Recent events necessitate the book’s recognition as a rational-strategic explanation rather than a predictive description of Russia’s wartime performance. Written from a pre-war perspective, the book presents a compelling picture of Russia as capable of challenging NATO in a contest of arms. Herd naturally did not have the benefit of foresight, but Russia’s mismanagement of the war demands a new perspective on the immediacy of its ability to ‘reach Kyiv … in 2 days’ (7). Considering that the book was published roughly a month before the outbreak of the war, this does not detract from the book’s strong historical perspective.

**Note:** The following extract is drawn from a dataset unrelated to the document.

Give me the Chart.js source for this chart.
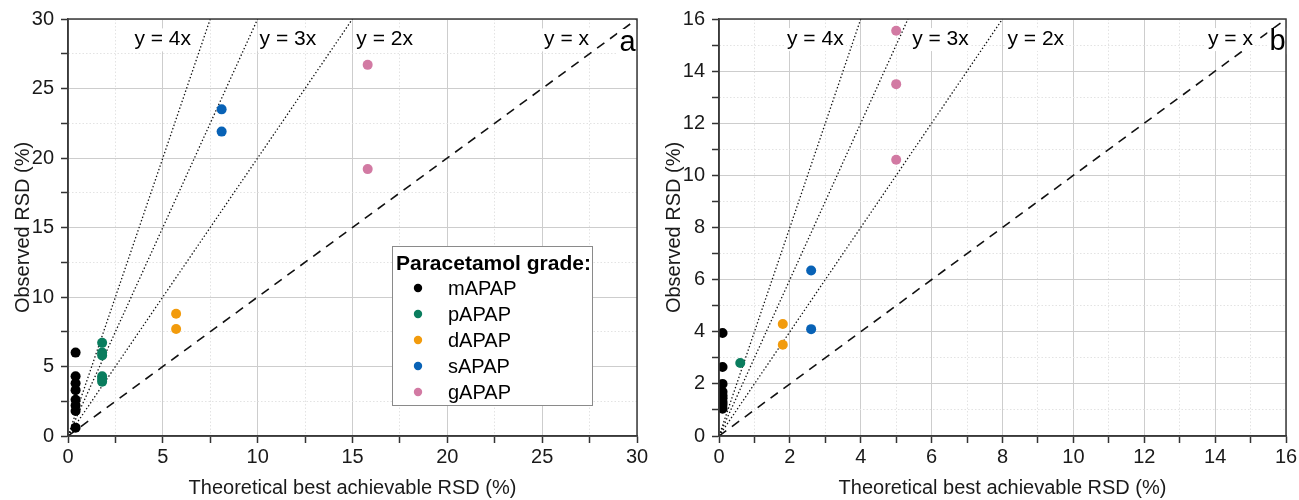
<!DOCTYPE html>
<html>
<head>
<meta charset="utf-8">
<script src="https://cdn.jsdelivr.net/npm/chart.js@4.4.0/dist/chart.umd.min.js"></script>
<style>
  html, body { margin: 0; padding: 0; background: #fff; }
  #wrap { position: relative; width: 1299px; height: 500px; }
  canvas { position: absolute; top: 0; }
  #chartA { left: 0; }
  #chartB { left: 651px; }
</style>
</head>
<body>
<div id="wrap">
  <canvas id="chartA" width="651" height="500"></canvas>
  <canvas id="chartB" width="648" height="500"></canvas>
</div>
<script>
const grades = ['mAPAP', 'pAPAP', 'dAPAP', 'sAPAP', 'gAPAP'];
const gradeColours = ['#000000', '#0a7d5e', '#f29b0c', '#0862b6', '#d27aa3'];

// panel a: theoretical RSD per grade and the observed RSDs
const theoA = [0.4, 1.8, 5.7, 8.1, 15.8];
const obsA = [
  [6.0, 4.3, 3.8, 3.3, 2.6, 2.2, 1.8, 0.6],
  [6.7, 6.0, 5.8, 4.3, 4.1, 3.9],
  [8.8, 7.7],
  [23.5, 21.9],
  [26.7, 19.2]
];

// panel b
const theoB = [0.1, 0.6, 1.8, 2.6, 5.0];
const obsB = [
  [3.95, 2.65, 2.0, 1.7, 1.55, 1.45, 1.3, 1.2, 1.05],
  [2.8],
  [4.3, 3.5],
  [6.35, 4.1],
  [15.55, 13.5, 10.6]
];

// reference lines y = x, 2x, 3x, 4x (start at origin, end at the top/right edge)
const refNames = ['y = x', 'y = 2x', 'y = 3x', 'y = 4x'];
const refEndA = [[30, 30], [15, 30], [10, 30], [7.5, 30]];
const refEndB = [[16, 16], [8, 16], [5.333, 16], [4, 16]];

// where the line names sit (data units, left edge / baseline)
const refLabelX_A = [25.1, 15.2, 10.1, 3.5];
const refLabelX_B = [13.8, 8.14, 5.45, 1.92];

const FONT = '"Liberation Sans", Arial, sans-serif';
const INK = '#1a1a1a';

function buildDatasets(theo, obs, refEnds) {
  const sets = grades.map((g, i) => ({
    label: g,
    data: obs[i].map(v => ({ x: theo[i], y: v })),
    backgroundColor: gradeColours[i],
    borderColor: gradeColours[i],
    pointRadius: 5,
    pointBorderWidth: 0,
    showLine: false
  }));
  refEnds.forEach((e, k) => sets.push({
    label: refNames[k],
    data: [{ x: 0, y: 0 }, { x: e[0], y: e[1] }],
    showLine: true,
    pointRadius: 0,
    borderColor: '#111',
    borderWidth: k === 0 ? 1.6 : 1.3,
    borderDash: k === 0 ? [9, 7] : [1.4, 2.2],
    fill: false
  }));
  return sets;
}

const framePlugin = {
  id: 'frame',
  afterDraw(chart) {
    const { ctx, chartArea: a } = chart;
    ctx.save();
    ctx.strokeStyle = '#3a3a3a';
    ctx.lineWidth = 1.5;
    ctx.strokeRect(a.left, a.top, a.right - a.left, a.bottom - a.top);
    ctx.restore();
  }
};

const refTextPlugin = {
  id: 'refText',
  afterDatasetsDraw(chart, args, opts) {
    const { ctx, scales: { x, y } } = chart;
    ctx.save();
    ctx.textBaseline = 'alphabetic';
    ctx.font = '21px ' + FONT;
    refNames.forEach((t, k) => {
      const px = x.getPixelForValue(opts.xs[k]);
      const py = y.getPixelForValue(opts.y);
      const w = ctx.measureText(t).width;
      ctx.fillStyle = '#fff';
      ctx.fillRect(px - 2, py - 17, w + 4, 23);
      ctx.fillStyle = '#000';
      ctx.textAlign = 'left';
      ctx.fillText(t, px, py);
    });
    ctx.font = '29px ' + FONT;
    const lx = x.getPixelForValue(opts.letterX);
    const ly = y.getPixelForValue(opts.letterY);
    const lw = ctx.measureText(opts.letter).width;
    ctx.fillStyle = '#fff';
    ctx.fillRect(lx - lw / 2 - 2, ly - 22, lw + 4, 26);
    ctx.fillStyle = '#000';
    ctx.textAlign = 'center';
    ctx.fillText(opts.letter, lx, ly);
    ctx.restore();
  }
};

// boxed legend inside panel a
const gradeLegendPlugin = {
  id: 'gradeLegend',
  afterDraw(chart, args, opts) {
    if (!opts.show) return;
    const { ctx, chartArea: a } = chart;
    const bx = a.left + 324, by = a.top + 227, bw = 200, bh = 159;
    ctx.save();
    ctx.fillStyle = '#fff';
    ctx.fillRect(bx, by, bw, bh);
    ctx.strokeStyle = '#8a8a8a';
    ctx.lineWidth = 1;
    ctx.strokeRect(bx + 0.5, by + 0.5, bw, bh);
    ctx.fillStyle = '#000';
    ctx.textBaseline = 'middle';
    ctx.textAlign = 'left';
    ctx.font = 'bold 21px ' + FONT;
    ctx.fillText('Paracetamol grade:', bx + 4, by + 18);
    ctx.font = '20px ' + FONT;
    grades.forEach((g, i) => {
      const cy = by + 42 + i * 26;
      ctx.fillStyle = gradeColours[i];
      ctx.beginPath();
      ctx.arc(bx + 26, cy, 4.2, 0, Math.PI * 2);
      ctx.fill();
      ctx.fillStyle = '#000';
      ctx.fillText(g, bx + 56, cy + 1);
    });
    ctx.restore();
  }
};

function axis(max, step, major, title, isY) {
  const isMajor = v => Math.abs(v / major - Math.round(v / major)) < 1e-6;
  return {
    type: 'linear',
    min: 0,
    max: max,
    afterFit: s => {
      if (isY) { s.width = 68; s.paddingTop = 0; s.paddingBottom = 0; }
      else { s.height = 64; s.paddingLeft = 0; s.paddingRight = 0; }
    },
    ticks: {
      stepSize: step,
      autoSkip: false,
      maxRotation: 0,
      padding: isY ? 7 : 2,
      color: INK,
      font: { family: FONT, size: 20 },
      callback: v => (isMajor(v) ? v : '')
    },
    grid: {
      color: c => (c.tick && isMajor(c.tick.value)) ? '#cdcdcd' : '#e3e3e3',
      lineWidth: 1,
      tickLength: 7,
      tickColor: '#333',
      tickWidth: 1.5
    },
    border: {
      display: true,
      color: '#3a3a3a',
      width: 1.5,
      dash: c => (c.tick && isMajor(c.tick.value)) ? [] : [1.5, 2]
    },
    title: {
      display: true,
      text: title,
      color: INK,
      font: { family: FONT, size: 20 },
      padding: isY ? { top: 11, bottom: 0 } : { top: 0, bottom: 0 }
    }
  };
}

function makeChart(id, theo, obs, refEnds, max, step, major, rightPad, textOpts, showLegend) {
  return new Chart(document.getElementById(id), {
    type: 'scatter',
    data: { datasets: buildDatasets(theo, obs, refEnds) },
    options: {
      responsive: false,
      devicePixelRatio: 1,
      animation: false,
      layout: { padding: { top: 19, right: rightPad, left: 0, bottom: 0 } },
      scales: {
        x: axis(max, step, major, 'Theoretical best achievable RSD (%)', false),
        y: axis(max, step, major, 'Observed RSD (%)', true)
      },
      plugins: {
        legend: { display: false },
        tooltip: { enabled: false },
        refText: textOpts,
        gradeLegend: { show: showLegend }
      }
    },
    plugins: [refTextPlugin, framePlugin, gradeLegendPlugin]
  });
}

makeChart('chartA', theoA, obsA, refEndA, 30, 2.5, 5, 14,
  { xs: refLabelX_A, y: 28.1, letter: 'a', letterX: 29.5, letterY: 27.7 }, true);
makeChart('chartB', theoB, obsB, refEndB, 16, 1, 2, 13,
  { xs: refLabelX_B, y: 15.0, letter: 'b', letterX: 15.76, letterY: 14.8 }, false);
</script>
</body>
</html>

As a contribution to diplomatic studies, Understanding Russian Strategic Behavior takes readers into the black box of the Russian state to reveal the behaviours, responses and ideas that influence its strategic thinking. It is a well-argued and historically rich reminder that state behaviour is the sum of many complex parts over a vast time horizon. Herd’s discussion of Russian strategic methodology is especially enriching, constituting an updated manual for understanding Russia’s diplomatic and foreign policy calculations. These lessons are timelier than ever. Practitioners and scholars alike should take heed that for both Putin and his country, ‘besiegement, encirclement and containment become performance indicators: the worse the situation the better’ (10). Herd’s work demonstrates that this is not an accident of fate, but a product of Russia’s hopeful, painful history.